- The request: Copy each line that has the string "chart" somewhere in it.

- Dataset extract:
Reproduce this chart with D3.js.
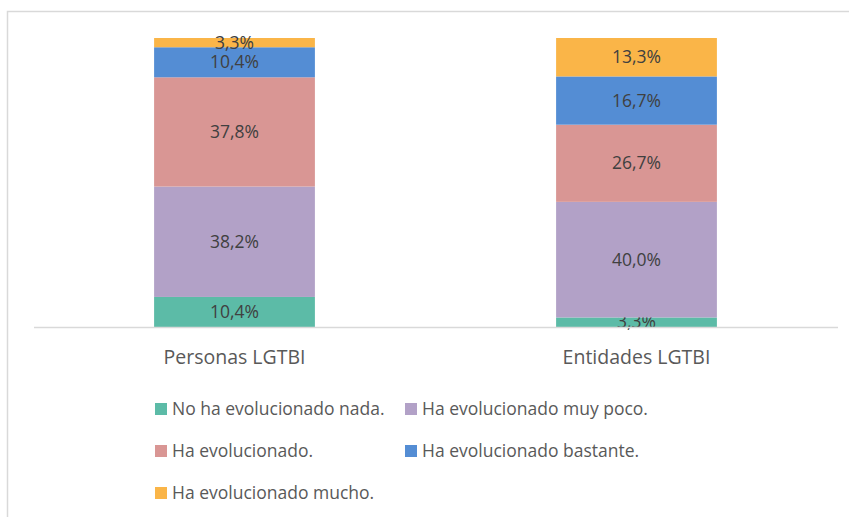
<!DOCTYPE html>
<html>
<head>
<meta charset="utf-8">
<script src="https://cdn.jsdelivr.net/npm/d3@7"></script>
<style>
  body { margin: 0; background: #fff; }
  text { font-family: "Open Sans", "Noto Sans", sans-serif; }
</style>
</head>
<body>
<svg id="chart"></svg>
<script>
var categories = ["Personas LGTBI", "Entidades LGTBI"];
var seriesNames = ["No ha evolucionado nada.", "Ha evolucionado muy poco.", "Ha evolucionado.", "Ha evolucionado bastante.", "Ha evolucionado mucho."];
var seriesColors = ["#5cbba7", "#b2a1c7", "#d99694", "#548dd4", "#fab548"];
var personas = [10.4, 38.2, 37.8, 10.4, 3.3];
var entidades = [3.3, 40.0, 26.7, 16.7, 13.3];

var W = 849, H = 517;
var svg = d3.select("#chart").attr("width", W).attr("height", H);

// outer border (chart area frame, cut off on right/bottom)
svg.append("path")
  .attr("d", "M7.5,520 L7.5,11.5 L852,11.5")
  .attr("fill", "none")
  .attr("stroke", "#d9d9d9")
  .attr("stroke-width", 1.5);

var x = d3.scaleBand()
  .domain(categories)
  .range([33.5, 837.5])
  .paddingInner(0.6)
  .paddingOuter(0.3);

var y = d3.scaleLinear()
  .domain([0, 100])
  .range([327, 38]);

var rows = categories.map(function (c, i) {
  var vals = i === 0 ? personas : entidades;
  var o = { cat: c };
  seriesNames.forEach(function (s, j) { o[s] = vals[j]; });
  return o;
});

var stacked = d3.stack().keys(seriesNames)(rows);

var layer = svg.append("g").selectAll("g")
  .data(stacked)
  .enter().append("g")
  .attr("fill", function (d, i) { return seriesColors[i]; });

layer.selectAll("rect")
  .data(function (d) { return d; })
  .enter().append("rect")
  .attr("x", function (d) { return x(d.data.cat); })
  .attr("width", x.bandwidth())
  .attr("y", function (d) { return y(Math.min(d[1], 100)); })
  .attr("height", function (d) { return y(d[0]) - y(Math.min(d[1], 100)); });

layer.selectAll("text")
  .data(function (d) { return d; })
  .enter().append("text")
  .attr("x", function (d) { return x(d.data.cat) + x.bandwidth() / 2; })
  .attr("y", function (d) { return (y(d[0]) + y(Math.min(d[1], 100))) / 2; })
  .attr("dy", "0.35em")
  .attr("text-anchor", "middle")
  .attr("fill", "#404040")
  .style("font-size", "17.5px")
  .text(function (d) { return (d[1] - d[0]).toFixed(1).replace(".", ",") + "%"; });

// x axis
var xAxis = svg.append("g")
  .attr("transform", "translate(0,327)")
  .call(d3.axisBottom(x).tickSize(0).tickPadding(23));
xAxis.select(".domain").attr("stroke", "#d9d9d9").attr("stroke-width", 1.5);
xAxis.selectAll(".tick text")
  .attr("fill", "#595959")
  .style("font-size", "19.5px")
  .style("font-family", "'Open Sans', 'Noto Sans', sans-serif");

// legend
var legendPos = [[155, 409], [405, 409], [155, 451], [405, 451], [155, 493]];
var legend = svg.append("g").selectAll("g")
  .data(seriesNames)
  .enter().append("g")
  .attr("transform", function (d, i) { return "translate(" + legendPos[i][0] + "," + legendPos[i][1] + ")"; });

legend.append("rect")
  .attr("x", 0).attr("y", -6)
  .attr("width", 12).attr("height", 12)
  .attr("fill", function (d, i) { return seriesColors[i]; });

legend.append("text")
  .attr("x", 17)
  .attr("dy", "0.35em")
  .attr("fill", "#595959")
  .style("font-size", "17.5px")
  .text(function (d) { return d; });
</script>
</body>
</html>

- The result:
Reproduce this chart with D3.js.
<svg id="chart"></svg>
var svg = d3.select("#chart").attr("width", W).attr("height", H);
// outer border (chart area frame, cut off on right/bottom)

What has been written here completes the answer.